Description of the task: Retype, please, the listing from its opening line through the line that contains "jtf = np.array(jtf)", both included, without the pictures.

○ ○ ○ ○ ○ ○ ○

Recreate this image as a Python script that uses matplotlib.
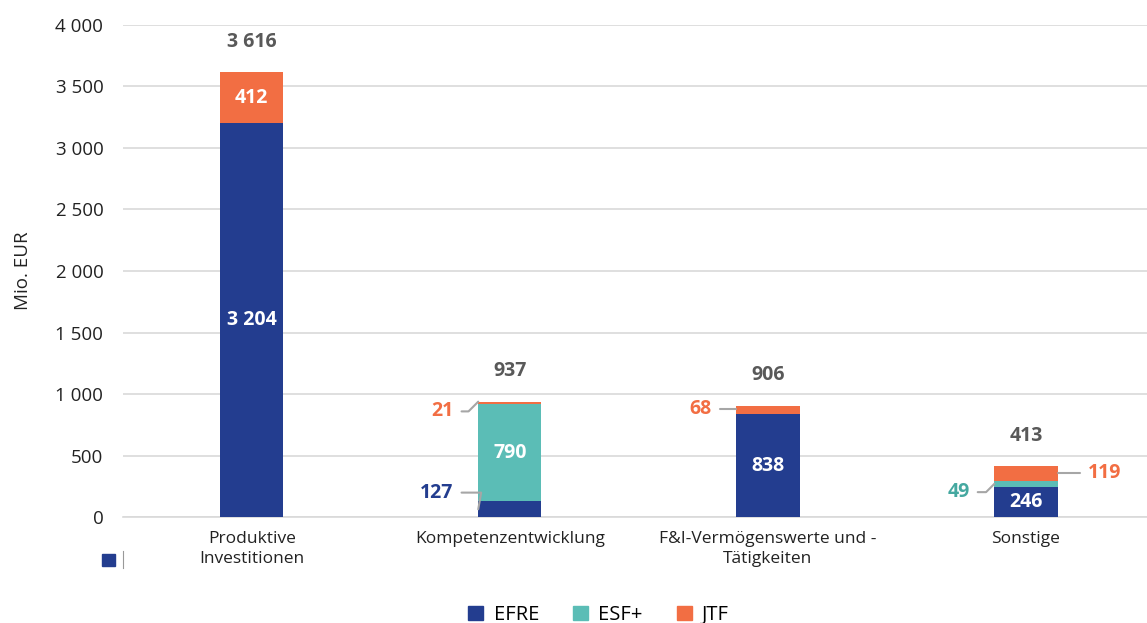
import matplotlib
matplotlib.use("Agg")
import matplotlib.pyplot as plt
import numpy as np
from matplotlib.ticker import FuncFormatter
from matplotlib.patches import Patch

plt.rcParams["font.family"] = ["Open Sans", "DejaVu Sans"]

categories = ["Produktive\nInvestitionen", "Kompetenzentwicklung",
              "F&I-Vermögenswerte und -\nTätigkeiten", "Sonstige"]
efre = [3204, 127, 838, 246]
esf = [0, 790, 0, 49]
jtf = [412, 21, 68, 119]
totals = [3616, 937, 906, 413]

C_EFRE = "#233d8f"
C_ESF = "#5bbdb6"
C_ESF_TXT = "#45a8a0"
C_JTF = "#f26e43"
C_TOT = "#595959"


def fmt(v):
    return "{:,}".format(int(v)).replace(",", " ")


fig = plt.figure(figsize=(11.47, 6.23), dpi=100)
ax = fig.add_axes([0.107, 0.170, 0.900, 0.790])

x = np.arange(len(categories))
w = 0.245
efre = np.array(efre)
esf = np.array(esf)
jtf = np.array(jtf)

ax.bar(x, efre, w, color=C_EFRE, zorder=3)
ax.bar(x, esf, w, bottom=efre, color=C_ESF, zorder=3)
ax.bar(x, jtf, w, bottom=efre + esf, color=C_JTF, zorder=3)

ax.set_xlim(-0.5, 3.5)
ax.set_ylim(0, 4000)
ax.set_yticks(range(0, 4001, 500))
ax.yaxis.set_major_formatter(FuncFormatter(lambda v, p: fmt(v)))
ax.grid(axis="y", color="#d9d9d9", linewidth=1.2, zorder=0)
for s in ["top", "right", "left"]:
    ax.spines[s].set_visible(False)
ax.spines["bottom"].set_color("#d9d9d9")
ax.spines["bottom"].set_linewidth(1.2)
ax.tick_params(axis="y", length=0, labelsize=13.5, colors="#222222", pad=14)
ax.tick_params(axis="x", length=0, labelsize=12.5, colors="#222222", pad=10)
ax.set_xticks(x)
ax.set_xticklabels(categories, linespacing=1.35)
ax.set_ylabel("Mio. EUR", fontsize=13.5, color="#222222")
ax.yaxis.set_label_coords(-0.088, 0.5)

bold = dict(fontsize=14, fontweight="bold")

# totals
for i, t in enumerate(totals):
    ax.annotate(fmt(t), (x[i], t), xytext=(0, 22), textcoords="offset points",
                ha="center", va="center", color=C_TOT, **bold)

# labels inside
ax.text(x[0], efre[0] / 2, fmt(efre[0]), ha="center", va="center", color="white", **bold)
ax.text(x[0], efre[0] + jtf[0] / 2, fmt(jtf[0]), ha="center", va="center", color="white", **bold)
ax.text(x[1], efre[1] + esf[1] / 2, fmt(esf[1]), ha="center", va="center", color="white", **bold)
ax.text(x[2], efre[2] / 2, fmt(efre[2]), ha="center", va="center", color="white", **bold)
ax.text(x[3], efre[3] / 2, fmt(efre[3]), ha="center", va="center", color="white", **bold)


def leader(i, yval, text, color, side, dy, angle):
    edge = x[i] - w / 2 if side == "left" else x[i] + w / 2
    dx = -18 if side == "left" else 22
    ax.annotate(text, (edge, yval), xytext=(dx, dy), textcoords="offset points",
                ha="right" if side == "left" else "left", va="center", color=color,
                arrowprops=dict(arrowstyle="-", color="#a6a6a6", lw=1.5,
                                shrinkA=4, shrinkB=0,
                                connectionstyle="angle,angleA=0,angleB=%d,rad=0" % angle),
                **bold)


leader(1, efre[1] / 2, fmt(efre[1]), C_EFRE, "left", 12, 80)
leader(1, efre[1] + esf[1] + jtf[1], fmt(jtf[1]), C_JTF, "left", -7, 45)
leader(2, efre[2] + jtf[2] / 2 + 10, fmt(jtf[2]), C_JTF, "left", 0, 10)
leader(3, efre[3] + esf[3] / 2, fmt(esf[3]), C_ESF_TXT, "left", -6, 45)
leader(3, efre[3] + esf[3] + jtf[3] / 2, fmt(jtf[3]), C_JTF, "right", 0, 10)

# stray legend artefact bottom-left
fig.patches.append(plt.Rectangle((102 / 1147, 1 - 566 / 623), 13 / 1147, 12 / 623,
                                 transform=fig.transFigure, color=C_EFRE, figure=fig))
fig.lines.append(plt.Line2D([123 / 1147, 123 / 1147], [1 - 568 / 623, 1 - 551 / 623],
                            transform=fig.transFigure, color="#999999", lw=0.8, figure=fig))

handles = [Patch(color=C_EFRE, label="EFRE"), Patch(color=C_ESF, label="ESF+"),
           Patch(color=C_JTF, label="JTF")]
fig.legend(handles=handles, loc="center", bbox_to_anchor=(0.522, 0.013), ncol=3,
           frameon=False, fontsize=14.5, handlelength=0.75, handleheight=0.75,
           columnspacing=1.7, handletextpad=0.5)

fig.savefig("out.png", dpi=100)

○ ○ ○ ○ ○ ○ ○

Answer to the task:
Recreate this image as a Python script that uses matplotlib.
import matplotlib
matplotlib.use("Agg")
import matplotlib.pyplot as plt
import numpy as np
from matplotlib.ticker import FuncFormatter
from matplotlib.patches import Patch

plt.rcParams["font.family"] = ["Open Sans", "DejaVu Sans"]

categories = ["Produktive\nInvestitionen", "Kompetenzentwicklung",
              "F&I-Vermögenswerte und -\nTätigkeiten", "Sonstige"]
efre = [3204, 127, 838, 246]
esf = [0, 790, 0, 49]
jtf = [412, 21, 68, 119]
totals = [3616, 937, 906, 413]

C_EFRE = "#233d8f"
C_ESF = "#5bbdb6"
C_ESF_TXT = "#45a8a0"
C_JTF = "#f26e43"
C_TOT = "#595959"


def fmt(v):
    return "{:,}".format(int(v)).replace(",", " ")


fig = plt.figure(figsize=(11.47, 6.23), dpi=100)
ax = fig.add_axes([0.107, 0.170, 0.900, 0.790])

x = np.arange(len(categories))
w = 0.245
efre = np.array(efre)
esf = np.array(esf)
jtf = np.array(jtf)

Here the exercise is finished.